In the records below, find the line containing "What matplotlib code" and the line containing "storage = [0, 50, 1810, 3730, 6190, 8500, 12100, 14700, 17000]". Give again exactly those lines and every line between them, omitting the pictures.
start Material shown
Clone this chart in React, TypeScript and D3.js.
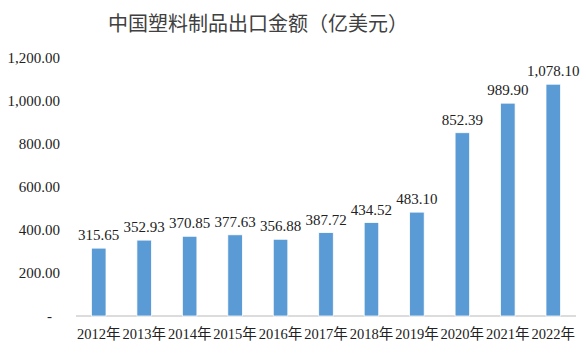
import * as d3 from "d3";

const years = ["2012年", "2013年", "2014年", "2015年", "2016年", "2017年", "2018年", "2019年", "2020年", "2021年", "2022年"];
const values = [315.65, 352.93, 370.85, 377.63, 356.88, 387.72, 434.52, 483.1, 852.39, 989.9, 1078.1];
const yTicks = [0, 200, 400, 600, 800, 1000, 1200];
const title = "中国塑料制品出口金额（亿美元）";

const W = 586;
const H = 353;
const margin = { top: 58, right: 10, bottom: 37, left: 76 };
const txt = { fontFamily: "'Liberation Serif', 'Noto Sans CJK SC'" };

export default function App() {
  const x = d3
    .scaleBand()
    .domain(years)
    .range([margin.left, W - margin.right])
    .paddingInner(0.68)
    .paddingOuter(0.34);

  const y = d3
    .scaleLinear()
    .domain([0, 1200])
    .range([H - margin.bottom, margin.top]);

  const fmt = d3.format(",.2f");
  const tickText = (v: number) => (v === 0 ? "-" : fmt(v));

  return (
    <svg
      width={W}
      height={H}
      style={{ position: "absolute", left: 0, top: 0, background: "#fff" }}
    >
      <text x={258} y={31} textAnchor="middle" fontSize={20} fill="#404040" style={txt}>
        {title}
      </text>

      {yTicks.map((t) => (
        <text
          key={t}
          x={t === 0 ? 52 : 60}
          y={y(t)}
          dy="0.35em"
          textAnchor="end"
          fontSize={15}
          fill="#222"
          style={txt}
        >
          {tickText(t)}
        </text>
      ))}

      <line
        x1={margin.left}
        x2={W - margin.right}
        y1={y(0)}
        y2={y(0)}
        stroke="#d0d0d0"
        strokeWidth={1.5}
      />

      {values.map((v, i) => {
        const bx = x(years[i])!;
        return (
          <g key={years[i]}>
            <rect
              x={bx}
              y={y(v)}
              width={x.bandwidth()}
              height={y(0) - y(v)}
              fill="#5B9BD5"
              stroke="#ffffff"
              strokeWidth={0.75}
            />
            <text
              x={bx + x.bandwidth() / 2}
              y={y(v) - 8}
              textAnchor="middle"
              fontSize={15}
              fill="#222"
              style={txt}
            >
              {fmt(v)}
            </text>
          </g>
        );
      })}

      {years.map((yr) => (
        <text
          key={yr}
          x={x(yr)! + x.bandwidth() / 2}
          y={339}
          textAnchor="middle"
          fontSize={14.5}
          fill="#222"
          style={txt}
        >
          {yr}
        </text>
      ))}
    </svg>
  );
}
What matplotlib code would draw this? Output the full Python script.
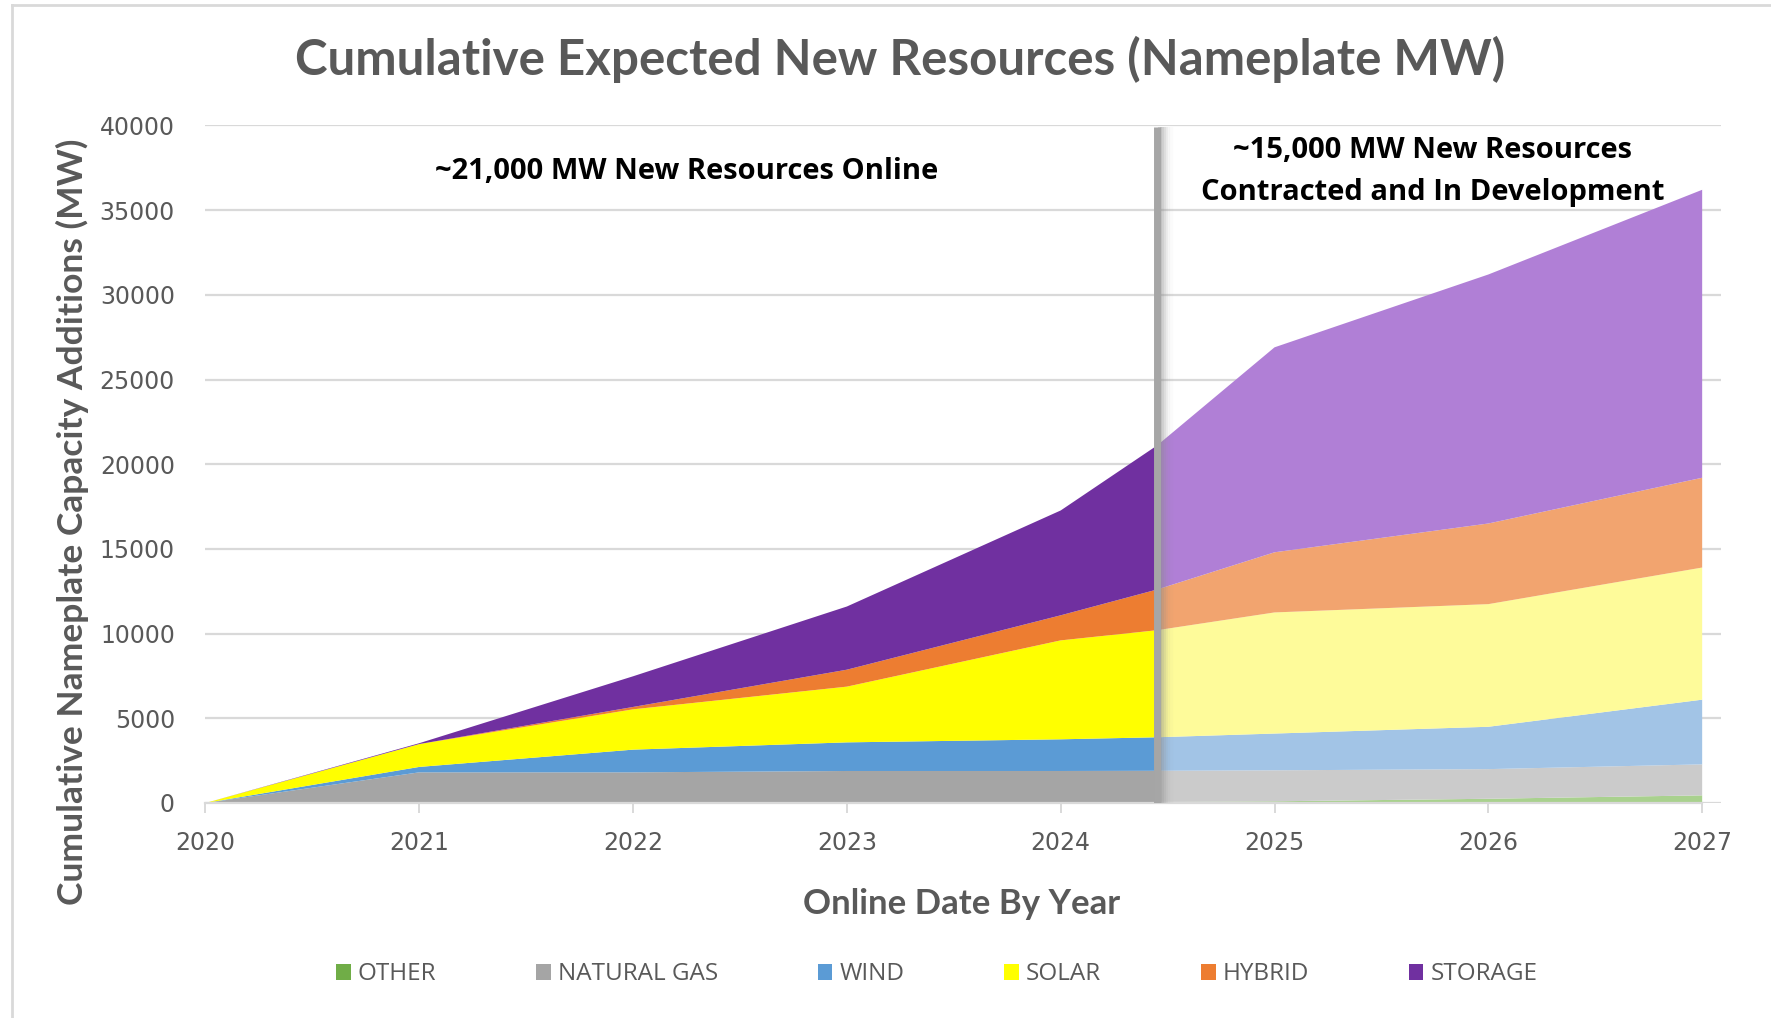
import matplotlib
matplotlib.use('Agg')

import matplotlib.pyplot as plt
from matplotlib.lines import Line2D

# Cumulative stacked resources, one point per year plus the "today" split
years = [2020, 2021, 2022, 2023, 2024, 2024.45, 2025, 2026, 2027]
split = 5  # index of the divider point
other = [0, 0, 0, 20, 50, 60, 100, 250, 450]
gas = [0, 1810, 1810, 1870, 1840, 1840, 1830, 1750, 1830]
wind = [0, 320, 1340, 1690, 1870, 1980, 2170, 2500, 3820]
solar = [0, 1350, 2380, 3290, 5840, 6320, 7150, 7240, 7800]
hybrid = [0, 0, 140, 1000, 1480, 2400, 3550, 4760, 5300]
storage = [0, 50, 1810, 3730, 6190, 8500, 12100, 14700, 17000]

labels = ['OTHER', 'NATURAL GAS', 'WIND', 'SOLAR', 'HYBRID', 'STORAGE']
dark = ['#70AD47', '#A5A5A5', '#5B9BD5', '#FFFF00', '#ED7D31', '#7030A0']
light = ['#A9D18E', '#CBCBCB', '#A2C4E6', '#FEFB9A', '#F2A46F', '#B07FD6']
tick_years = [2020, 2021, 2022, 2023, 2024, 2025, 2026, 2027]

GRAY = '#595959'

fig = plt.figure(figsize=(17.71, 10.18), dpi=100)
ax = fig.add_axes([0.116, 0.2112, 0.856, 0.6656])

series = [other, gas, wind, solar, hybrid, storage]
left = ax.stackplot(years[:split + 1], *[s[:split + 1] for s in series],
                    colors=dark, labels=labels, lw=0, zorder=2)
ax.stackplot(years[split:], *[s[split:] for s in series],
             colors=light, lw=0, zorder=2)

# divider with a soft shadow on its right
xd = years[split]
for i, a in enumerate([0.35, 0.26, 0.18, 0.11, 0.06, 0.03]):
    ax.plot([xd + 0.014 + i * 0.01] * 2, [0, 39900], color='#8C8C8C', lw=3,
            alpha=a, solid_capstyle='butt', zorder=3)
ax.plot([xd, xd], [0, 39900], color='#A6A6A6', lw=5, solid_capstyle='butt', zorder=4)

ax.set_xlim(2020, 2027.09)
ax.set_ylim(0, 40000)
ax.set_yticks(range(0, 40001, 5000))
ax.set_xticks(tick_years)
ax.set_xticklabels([str(y) for y in tick_years])
ax.grid(axis='y', color='#D9D9D9', lw=1.6, zorder=0)
ax.set_axisbelow(True)
for s in ['top', 'right', 'left']:
    ax.spines[s].set_visible(False)
ax.spines['bottom'].set_color('#D9D9D9')
ax.spines['bottom'].set_linewidth(1.6)
ax.spines['bottom'].set_bounds(2020, 2027)
ax.tick_params(axis='y', length=0, pad=22, labelsize=17, labelcolor=GRAY)
ax.tick_params(axis='x', length=7, width=1.4, color='#D9D9D9', pad=13,
               labelsize=17, labelcolor=GRAY)
for t in ax.get_xticklabels() + ax.get_yticklabels():
    t.set_family(['Liberation Sans Narrow', 'DejaVu Sans'])

ax.text(2022.25, 37300, '~21,000 MW New Resources Online', ha='center', va='center',
        fontsize=21, fontweight='bold', family='Open Sans', color='black', zorder=5)
ax.text(2025.74, 37300, '~15,000 MW New Resources\nContracted and In Development',
        ha='center', va='center', fontsize=21, fontweight='bold', family='Open Sans',
        color='black', linespacing=1.6, zorder=5)

fig.text(0.508, 0.942, 'Cumulative Expected New Resources (Nameplate MW)', ha='center',
         va='center', fontsize=35.5, fontweight='bold', family='Lato', color=GRAY)
fig.text(0.041, 0.487, 'Cumulative Nameplate Capacity Additions (MW)', ha='center',
         va='center', rotation=90, fontsize=25.5, fontweight='bold', family='Lato', color=GRAY)
fig.text(0.543, 0.112, 'Online Date By Year', ha='center', va='center',
         fontsize=25, fontweight='bold', family='Lato', color=GRAY)

leg = fig.legend(handles=left, labels=labels, loc='center', bbox_to_anchor=(0.529, 0.043),
                 ncol=6, frameon=False, handlelength=0.6, handleheight=0.65,
                 handletextpad=0.3, columnspacing=4.1,
                 prop={'family': 'Open Sans', 'size': 17.5})
for t in leg.get_texts():
    t.set_color(GRAY)

# chart border (cropped on the right and bottom)
fig.add_artist(Line2D([12 / 1771, 1], [1 - 5 / 1018] * 2, color='#D9D9D9', lw=2))
fig.add_artist(Line2D([12 / 1771] * 2, [0, 1 - 5 / 1018], color='#D9D9D9', lw=2))

fig.savefig('out.png', dpi=100)
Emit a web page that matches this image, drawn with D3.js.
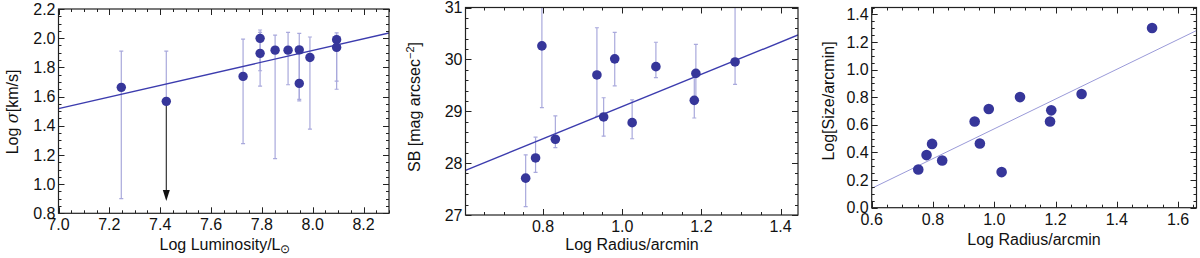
<!DOCTYPE html>
<html>
<head>
<meta charset="utf-8">
<script src="https://cdn.jsdelivr.net/npm/d3@7"></script>
<style>
  body { margin: 0; background: #fff; }
  svg { display: block; font-family: "Liberation Sans", Arial, sans-serif; }
</style>
</head>
<body>
<div id="chart"></div>
<script>
// panel 1: velocity dispersion vs luminosity
var lum      = [7.247, 7.424, 7.726, 7.793, 7.793, 7.852, 7.903, 7.947, 7.947, 7.989, 8.094, 8.094];
var logSigma = [1.663, 1.567, 1.738, 1.999, 1.896, 1.918, 1.918, 1.920, 1.690, 1.868, 1.990, 1.937];
var sigLo    = [0.900, null,  1.277, 1.777, 1.672, 1.174, 1.681, 1.581, 1.571, 1.377, 1.706, 1.650];
var sigHi    = [1.912, 1.912, 1.994, 2.056, 2.040, 2.021, 2.040, 2.033, 1.920, 2.008, 2.037, 2.020];
var upperLimitTip = 0.884;   // arrow for the upper-limit point
var fit1 = [[7.0, 1.517], [8.3, 2.036]];

// panel 2: surface brightness vs radius
var logRad = [0.756, 0.781, 0.797, 0.831, 0.936, 0.953, 0.981, 1.025, 1.085, 1.182, 1.186, 1.285];
var sb     = [27.71, 28.10, 30.26, 28.46, 29.70, 28.89, 30.01, 28.78, 29.86, 29.21, 29.73, 29.95];
var sbLo   = [27.16, 27.82, 29.07, 28.30, 28.90, 28.52, 29.49, 28.47, 29.65, 28.87, 29.20, 29.52];
var sbHi   = [28.16, 28.50, 31.10, 28.91, 30.61, 29.26, 30.52, 29.22, 30.33, 29.70, 30.29, 31.20];
var fit2 = [[0.604, 27.86], [1.444, 30.47]];

// panel 3: size vs radius
var logRad3 = [0.752, 0.779, 0.797, 0.830, 0.936, 0.953, 0.982, 1.024, 1.084, 1.182, 1.186, 1.285, 1.515];
var logSize = [0.277, 0.381, 0.462, 0.342, 0.624, 0.465, 0.715, 0.258, 0.801, 0.624, 0.705, 0.823, 1.302];
var fit3 = [[0.6, 0.14], [1.66, 1.283]];

var W = 1200, H = 258;
var dotColor = "#36369a", errColor = "#a9a9dc", lineColor = "#3c3cae";

var svg = d3.select("#chart").append("svg").attr("width", W).attr("height", H);

function panel(o) {
  var x = d3.scaleLinear().domain(o.xd).range([o.left, o.right]);
  var y = d3.scaleLinear().domain(o.yd).range([o.bottom, o.top]);
  var g = svg.append("g");

  var clipId = "clip" + o.id;
  svg.append("clipPath").attr("id", clipId).append("rect")
    .attr("x", o.left).attr("y", o.top)
    .attr("width", o.right - o.left).attr("height", o.bottom - o.top);
  var plot = g.append("g").attr("clip-path", "url(#" + clipId + ")");

  // ticks (inward, all four sides)
  var eps = 1e-9;
  function ticksOf(d, step) {
    var out = [];
    for (var v = Math.ceil(d[0] / step - eps) * step; v <= d[1] + eps; v += step) out.push(+v.toFixed(6));
    return out;
  }
  var tg = g.append("g").attr("stroke", "#222").attr("stroke-width", 1);
  ticksOf(o.xd, o.xMinor).forEach(function (v) {
    var major = Math.abs(v / o.xMajor - Math.round(v / o.xMajor)) < 1e-6;
    var len = major ? 6 : 3, px = Math.round(x(v)) + 0.5;
    tg.append("line").attr("x1", px).attr("x2", px).attr("y1", o.bottom).attr("y2", o.bottom - len);
    tg.append("line").attr("x1", px).attr("x2", px).attr("y1", o.top).attr("y2", o.top + len);
  });
  ticksOf(o.yd, o.yMinor).forEach(function (v) {
    var major = Math.abs(v / o.yMajor - Math.round(v / o.yMajor)) < 1e-6;
    var len = major ? 6 : 3, py = Math.round(y(v)) + 0.5;
    tg.append("line").attr("y1", py).attr("y2", py).attr("x1", o.left).attr("x2", o.left + len);
    tg.append("line").attr("y1", py).attr("y2", py).attr("x1", o.right).attr("x2", o.right - len);
  });

  // tick labels
  ticksOf(o.xd, o.xMajor).forEach(function (v) {
    g.append("text").attr("x", x(v)).attr("y", o.bottom + 17)
      .attr("text-anchor", "middle").attr("font-size", 16).attr("fill", "#111")
      .text(d3.format(o.xFmt)(v));
  });
  ticksOf(o.yd, o.yMajor).forEach(function (v) {
    g.append("text").attr("x", o.left - 3).attr("y", y(v)).attr("dy", "0.35em")
      .attr("text-anchor", "end").attr("font-size", 16).attr("fill", "#111")
      .text(d3.format(o.yFmt)(v));
  });

  // frame
  g.append("rect").attr("x", o.left).attr("y", o.top)
    .attr("width", o.right - o.left).attr("height", o.bottom - o.top)
    .attr("fill", "none").attr("stroke", "#222").attr("stroke-width", 1.2);

  return { x: x, y: y, g: g, plot: plot };
}

function errorBars(p, xs, lo, hi) {
  xs.forEach(function (xv, i) {
    if (lo[i] == null) return;
    var px = p.x(xv), y1 = p.y(lo[i]), y2 = p.y(hi[i]);
    p.plot.append("line").attr("x1", px).attr("x2", px).attr("y1", y1).attr("y2", y2)
      .attr("stroke", errColor).attr("stroke-width", 1.2);
    [y1, y2].forEach(function (yy) {
      p.plot.append("line").attr("x1", px - 2).attr("x2", px + 2).attr("y1", yy).attr("y2", yy)
        .attr("stroke", errColor).attr("stroke-width", 1.2);
    });
  });
}

function fitLine(p, pts, color, w) {
  p.plot.append("path")
    .attr("d", d3.line().x(function (d) { return p.x(d[0]); }).y(function (d) { return p.y(d[1]); })(pts))
    .attr("fill", "none").attr("stroke", color).attr("stroke-width", w);
}

function dots(p, xs, ys, r) {
  p.plot.selectAll(null).data(xs).enter().append("circle")
    .attr("cx", function (d) { return p.x(d); })
    .attr("cy", function (d, i) { return p.y(ys[i]); })
    .attr("r", r).attr("fill", dotColor);
}

// ---- panel 1 ----
var p1 = panel({ id: 1, xd: [7.0, 8.3], yd: [0.8, 2.2], left: 58.5, right: 389, top: 9, bottom: 213.3,
  xMajor: 0.2, xMinor: 0.05, yMajor: 0.2, yMinor: 0.05, xFmt: ".1f", yFmt: ".1f" });
errorBars(p1, lum, sigLo.map(function (d, i) { return d == null ? null : d; }), sigHi);
// upper error of the limit point, then the arrow down
(function () {
  var i = sigLo.indexOf(null), px = p1.x(lum[i]);
  p1.plot.append("line").attr("x1", px).attr("x2", px).attr("y1", p1.y(logSigma[i])).attr("y2", p1.y(sigHi[i]))
    .attr("stroke", errColor).attr("stroke-width", 1.2);
  p1.plot.append("line").attr("x1", px - 2).attr("x2", px + 2).attr("y1", p1.y(sigHi[i])).attr("y2", p1.y(sigHi[i]))
    .attr("stroke", errColor).attr("stroke-width", 1.2);
  var tip = p1.y(upperLimitTip);
  p1.plot.append("line").attr("x1", px).attr("x2", px).attr("y1", p1.y(logSigma[i])).attr("y2", tip - 8)
    .attr("stroke", "#222").attr("stroke-width", 1.1);
  p1.plot.append("path").attr("d", "M" + (px - 3.5) + "," + (tip - 11) + "L" + (px + 3.5) + "," + (tip - 11) + "L" + px + "," + tip + "Z")
    .attr("fill", "#111");
})();
fitLine(p1, fit1, lineColor, 1.4);
dots(p1, lum, logSigma, 4.7);

p1.g.append("text").attr("x", 225).attr("y", 250).attr("text-anchor", "middle").attr("font-size", 16)
  .attr("fill", "#111")
  .call(function (t) {
    t.append("tspan").text("Log Luminosity/L");
    t.append("tspan").attr("font-size", 12).attr("dy", 3).text("\u2299");
  });
p1.g.append("text").attr("transform", "translate(18,112) rotate(-90)").attr("text-anchor", "middle")
  .attr("font-size", 16).attr("fill", "#111")
  .call(function (t) {
    t.append("tspan").text("Log ");
    t.append("tspan").attr("font-style", "italic").attr("font-family", "'DejaVu Serif', serif").text("\u03c3");
    t.append("tspan").text("[km/s]");
  });

// ---- panel 2 ----
var p2 = panel({ id: 2, xd: [0.604, 1.444], yd: [27, 31], left: 465.5, right: 798, top: 7.5, bottom: 215,
  xMajor: 0.2, xMinor: 0.05, yMajor: 1, yMinor: 0.2, xFmt: ".1f", yFmt: "d" });
errorBars(p2, logRad, sbLo, sbHi);
fitLine(p2, fit2, lineColor, 1.4);
dots(p2, logRad, sb, 4.8);
p2.g.append("text").attr("x", 632).attr("y", 250).attr("text-anchor", "middle").attr("font-size", 16)
  .attr("fill", "#111").text("Log Radius/arcmin");
p2.g.append("text").attr("transform", "translate(420,107) rotate(-90)").attr("text-anchor", "middle")
  .attr("font-size", 16).attr("fill", "#111")
  .call(function (t) {
    t.append("tspan").text("SB [mag arcsec");
    t.append("tspan").attr("font-size", 11).attr("dy", -6).text("\u22122");
    t.append("tspan").attr("dy", 6).text("]");
  });

// ---- panel 3 ----
var p3 = panel({ id: 3, xd: [0.6, 1.66], yd: [0, 1.45], left: 871.7, right: 1196.5, top: 7.5, bottom: 207.7,
  xMajor: 0.2, xMinor: 0.05, yMajor: 0.2, yMinor: 0.05, xFmt: ".1f", yFmt: ".1f" });
fitLine(p3, fit3, "#9a9ad8", 1);
dots(p3, logRad3, logSize, 5.3);
p3.g.append("text").attr("x", 1034).attr("y", 245).attr("text-anchor", "middle").attr("font-size", 16)
  .attr("fill", "#111").text("Log Radius/arcmin");
p3.g.append("text").attr("transform", "translate(834,101) rotate(-90)").attr("text-anchor", "middle")
  .attr("font-size", 16).attr("fill", "#111").text("Log[Size/arcmin]");
</script>
</body>
</html>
end Material shown
* Output for this exercise:
What matplotlib code would draw this? Output the full Python script.
import matplotlib
matplotlib.use('Agg')

import matplotlib.pyplot as plt
from matplotlib.lines import Line2D

# Cumulative stacked resources, one point per year plus the "today" split
years = [2020, 2021, 2022, 2023, 2024, 2024.45, 2025, 2026, 2027]
split = 5  # index of the divider point
other = [0, 0, 0, 20, 50, 60, 100, 250, 450]
gas = [0, 1810, 1810, 1870, 1840, 1840, 1830, 1750, 1830]
wind = [0, 320, 1340, 1690, 1870, 1980, 2170, 2500, 3820]
solar = [0, 1350, 2380, 3290, 5840, 6320, 7150, 7240, 7800]
hybrid = [0, 0, 140, 1000, 1480, 2400, 3550, 4760, 5300]
storage = [0, 50, 1810, 3730, 6190, 8500, 12100, 14700, 17000]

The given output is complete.